Cicely Hansen, the longtime owner of Decades Of Fashion at the corner of Haight and Belvedere who was "flabbergasted" by a raid on her store last year by California Department of Fish and Wildlife officials, was charged Wednesday with nine misdemeanor counts relating to the possession for sale of parts of endangered animals. Investigators say that they seized more than 150 items in the February 2016 raid, including clothing and accessories made from endangered animals like jaguars, ocelots, sea turtles, and more. Appearing in court decked out in a hat and fur stole, Hansen, 68, said she was unaware that she was breaking any law and she believed that because the items were made decades ago, they were fair game. Separately she also claimed, as the Chronicle reports, that some of the items seized were from her personal collection, handed down from her mother and grandmother in some cases, and were not for sale.
A key to the misunderstanding, which may be genuine, is that the law pertaining to such items has changed in California while the vintage exception remains in much of the country. Speaking to CBS 5 and other outlets outside the courtroom Wednesday, Hansen said, "The ruling I’d always gone by, because I’ve been involved in vintage for a long time, anything that was done before 1972 is considered vintage. And apparently, that’s true throughout the United States, but that’s changed in California. And I was totally unaware of that."
The law change in California took effect in January 2016, one month before the raid on Hansen's store.
But District Attorney George Gascon isn't totally buying it, saying that when a game warden was tipped off to Hansen's operation and entered the store undercover, asking to try on some of the illegal items including a jaguar coat priced at $4,500 Hansen directed the warden to a special "secluded" area of the store. Gascon said in a news conference, per CBS 5, "She had a normal operation that sold vintage clothing out front. This [other area where the furs were kept] was more in the back in a more discreet part of the store This was purposely kept for a more discreet clientele."
Of course the secluded area could also have been Hansen's own adaptation to a neighborhood where the clientele might not have been happy about finding furs being sold at all, endangered species or otherwise, but that's not how Gascon sees it. He suggests Hansen was catering to a "very high-end market" and that cases like this are very uncommon.

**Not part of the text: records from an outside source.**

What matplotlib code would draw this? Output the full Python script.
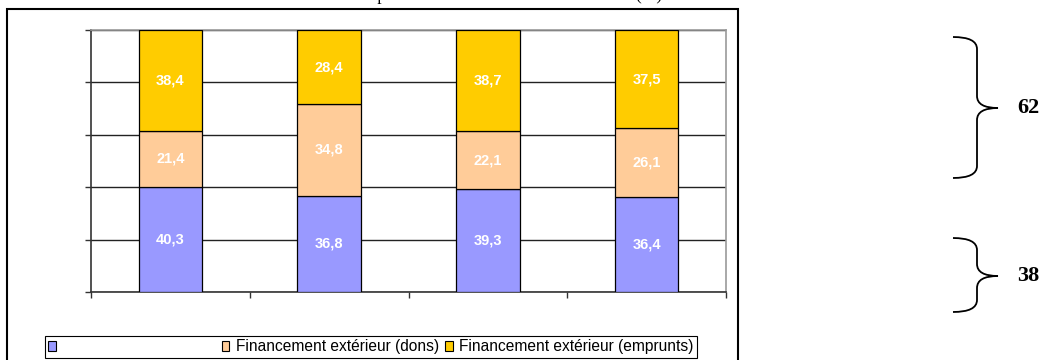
import matplotlib
matplotlib.use("Agg")
import numpy as np
import matplotlib.pyplot as plt
from matplotlib.path import Path
from matplotlib.patches import PathPatch, Rectangle

# data (percent)
interieur = [40.3, 36.8, 39.3, 36.4]
dons = [21.4, 34.8, 22.1, 26.1]
emprunts = [38.4, 28.4, 38.7, 37.5]
labels = ["Financement intérieur", "Financement extérieur (dons)", "Financement extérieur (emprunts)"]
colors = ["#9999FF", "#FFCC99", "#FFCC00"]
total_ext = 62
total_int = 38
title = "Répartition des sources de financement (%)"

W, H = 1045, 360
fig = plt.figure(figsize=(W/100, H/100), dpi=100)

def fx(px):
    return px/W
def fy(py):
    return 1 - py/H

ax = fig.add_axes([fx(91), fy(292), fx(726)-fx(91), fy(30)-fy(292)])

series = np.array([interieur, dons, emprunts])
series = series/series.sum(axis=0)*100  # 100% stacked like the original
x = np.arange(1, len(interieur)+1)
bottom = np.zeros(len(x))
raw = [interieur, dons, emprunts]
for i in range(3):
    bars = ax.bar(x, series[i], 0.4, bottom=bottom, color=colors[i],
                  edgecolor="black", linewidth=0.9, zorder=3)
    for b, v, y0 in zip(bars, raw[i], bottom):
        ax.text(b.get_x()+b.get_width()/2, y0+b.get_height()/2,
                ("%.1f" % v).replace(".", ","), color="white", fontweight="bold",
                fontsize=10.5, ha="center", va="center", family="Liberation Sans", zorder=4)
    bottom = bottom + series[i]

ax.set_xlim(0.5, 4.5)
ax.set_ylim(0, 100)
ax.set_yticks(np.arange(0, 101, 20))
ax.set_xticks(np.arange(0.5, 4.6, 1))
ax.set_yticklabels([])
ax.set_xticklabels([])
ax.tick_params(direction="out", length=4, width=1, color="#333333")
ax.yaxis.grid(True, color="#222222", linewidth=1, zorder=0)
ax.spines["left"].set_color("#333333")
ax.spines["bottom"].set_color("#333333")
ax.spines["top"].set_color("#999999")
ax.spines["right"].set_color("#999999")
for s in ax.spines.values():
    s.set_linewidth(1.2)

# outer chart border
fig.patches.append(Rectangle((fx(7), fy(400)), fx(738)-fx(7), fy(9)-fy(400),
                             transform=fig.transFigure, fill=False,
                             edgecolor="black", linewidth=1.5))

# title, cut off at the top as in the original (only descenders show)
fig.text(fx(662), fy(0.5), title, ha="right", va="baseline", fontsize=12.5,
         family="Liberation Serif")

handles = [Rectangle((0, 0), 1, 1, facecolor=c, edgecolor="black", linewidth=0.8) for c in colors]
leg_labels = [" " * 36, labels[1], labels[2]]
leg = fig.legend(handles, leg_labels, ncol=3, loc="upper left",
                 bbox_to_anchor=(fx(45), fy(336)), bbox_transform=fig.transFigure,
                 prop={"family": "Liberation Sans", "size": 11.2},
                 frameon=True, fancybox=False, edgecolor="black", framealpha=1,
                 handlelength=0.5, handleheight=0.6, handletextpad=0.4,
                 columnspacing=0.4, borderpad=0.22, borderaxespad=0)
leg.get_frame().set_linewidth(0.8)

# braces on the right
def brace(top, bot, tip, xl=953, xm=977, xt=998, h=12):
    verts = [(xl, top), (xm, top), (xm, top+h),
             (xm, tip-h),
             (xm, tip), (xt, tip),
             (xm, tip), (xm, tip+h),
             (xm, bot-h),
             (xm, bot), (xl, bot)]
    codes = [Path.MOVETO, Path.CURVE3, Path.CURVE3,
             Path.LINETO,
             Path.CURVE3, Path.CURVE3,
             Path.CURVE3, Path.CURVE3,
             Path.LINETO,
             Path.CURVE3, Path.CURVE3]
    verts = [(fx(a), fy(b)) for a, b in verts]
    fig.patches.append(PathPatch(Path(verts, codes), transform=fig.transFigure,
                                 fill=False, edgecolor="black", linewidth=1.3))

brace(37, 178, 108)
brace(238, 312, 276)
fig.text(fx(1017), fy(108), str(total_ext), fontsize=16, fontweight="bold",
         family="Liberation Serif", va="center", ha="left")
fig.text(fx(1017), fy(276), str(total_int), fontsize=16, fontweight="bold",
         family="Liberation Serif", va="center", ha="left")

fig.savefig("out.png", dpi=100)
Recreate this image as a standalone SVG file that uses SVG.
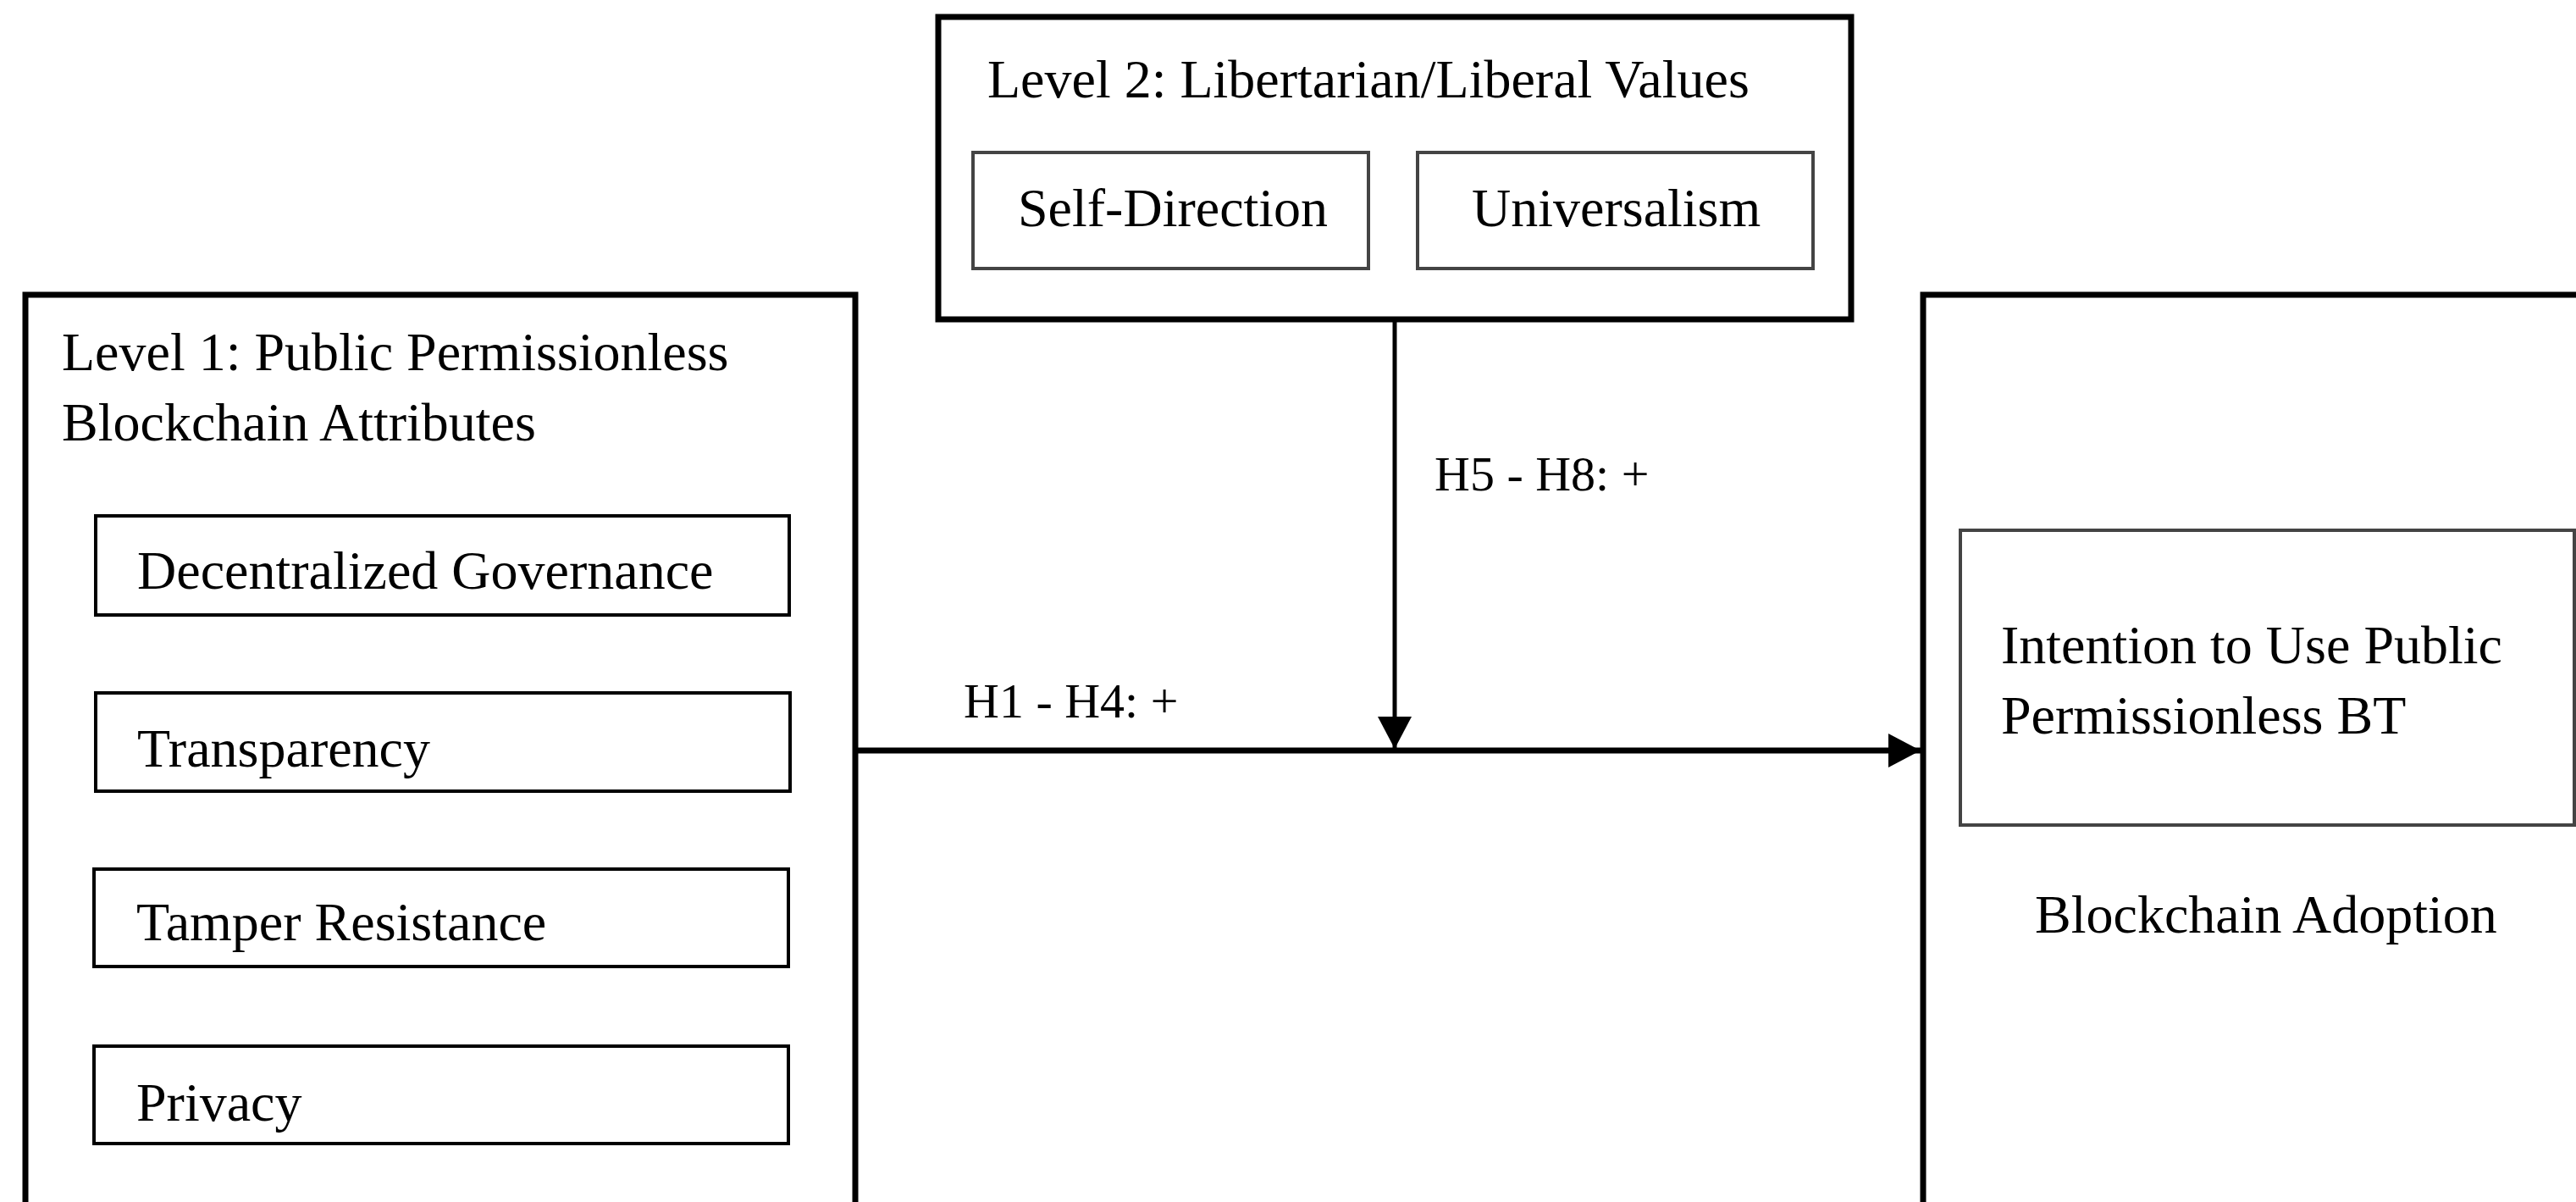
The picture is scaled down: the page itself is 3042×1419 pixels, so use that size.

If found guilty on all counts, Gascon says, Hansen could face up to four and a half years in jail and a $45,000 fine.
Speaking to the Chronicle's Leah Garchik last year following the raid, Hansen said her business is "about recycling and honoring," and "We were not coming from a place of malicious intent."
Hansen says she's a vegetarian, and told the Chronicle "I'd rather die before I’d kill an animal," but she's says she's a keeper of an era in fashion history when these items were not taboo.
Speaking to reporters Wednesday, as in the ABC 7 video above, Hansen called herself a "preservationist" and said, "They do that with film. They break their necks to preserve film because film is art, and art deserves to be preserved."